Sept. 4—Ros Fairbank falls 6-4, 6-0.

How long does it take Graf to dispatch her opponents? Keepers of gloomy statistics recall her 32-minute rout of Natalia Zvereva in the 1988 French Open final and the 32 minutes she needed a few weeks ago in Mahwah to subdue Kim Kessaris, who won only 11 points. Fairbank, the world's No. 32 player, had this on her mind—the fear of a 6-0, 6-0 sweep.

Last night was a bad night. She doesn't like playing in New York. Plane noise. Lack of practice courts. Her second-round match was played in a swirling cloud of smoke from hamburger grills. "Not a place for a vegetarian player," she says. All in all, hardly a good frame of mind to take into a match against Graf.

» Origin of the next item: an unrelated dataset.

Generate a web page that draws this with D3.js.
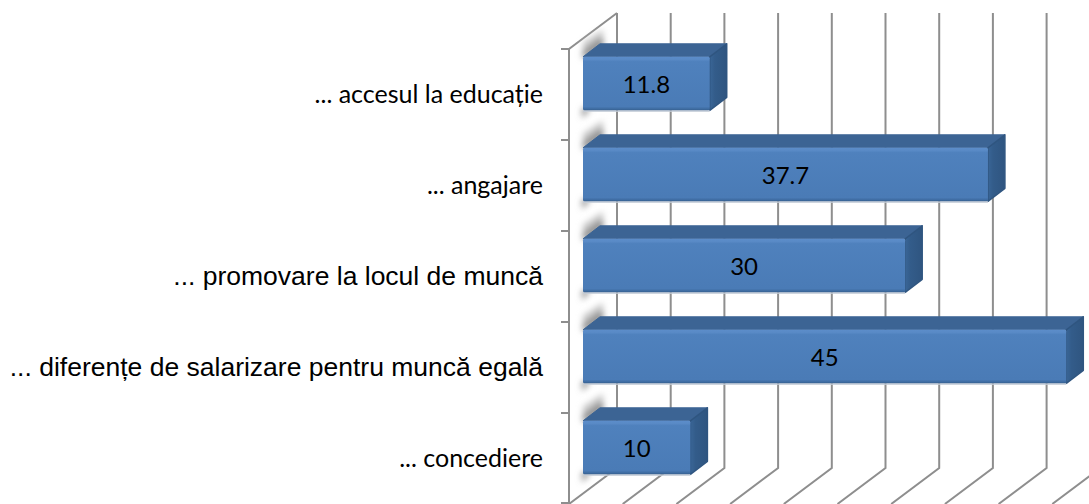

Fairbank plays the first set with surety and superb anticipation, and she has a game point to go up 5-2. But can't convert. Graf runs off nine games in a row and wins the last set in 21 minutes.

Want a thrill for Fairbank? She was asked to the interview room at the Open for the first time. A goal for the tournament was to play well enough to be asked. Sits behind a long table. Evian bottles on top. TV cameras out front. Her answers are insightful. In midflight, however, an official takes over the microphone and says, "Thank you very much." Fairbank is surprised. Is told Graf is waiting in the wings.

"You get the feeling she knows her opponents do not feel they can beat her," she says later. Fairbank's husband is a sports psychologist. Lot of patching up to do.

Sept. 6—Helena Sukova falls 6-1, 6-1. In the players' lounge Ilie Nastase, who's playing in the over-35's, is teaching his son, Nicholas, barely two years old, to hit a two-handed backhand. Boy and racket about same height. Perfect form and follow-through. Sukova appears with her coach, Lada Travnicek. Comes back from salad bar with blueberry yogurt, banana and lemonade.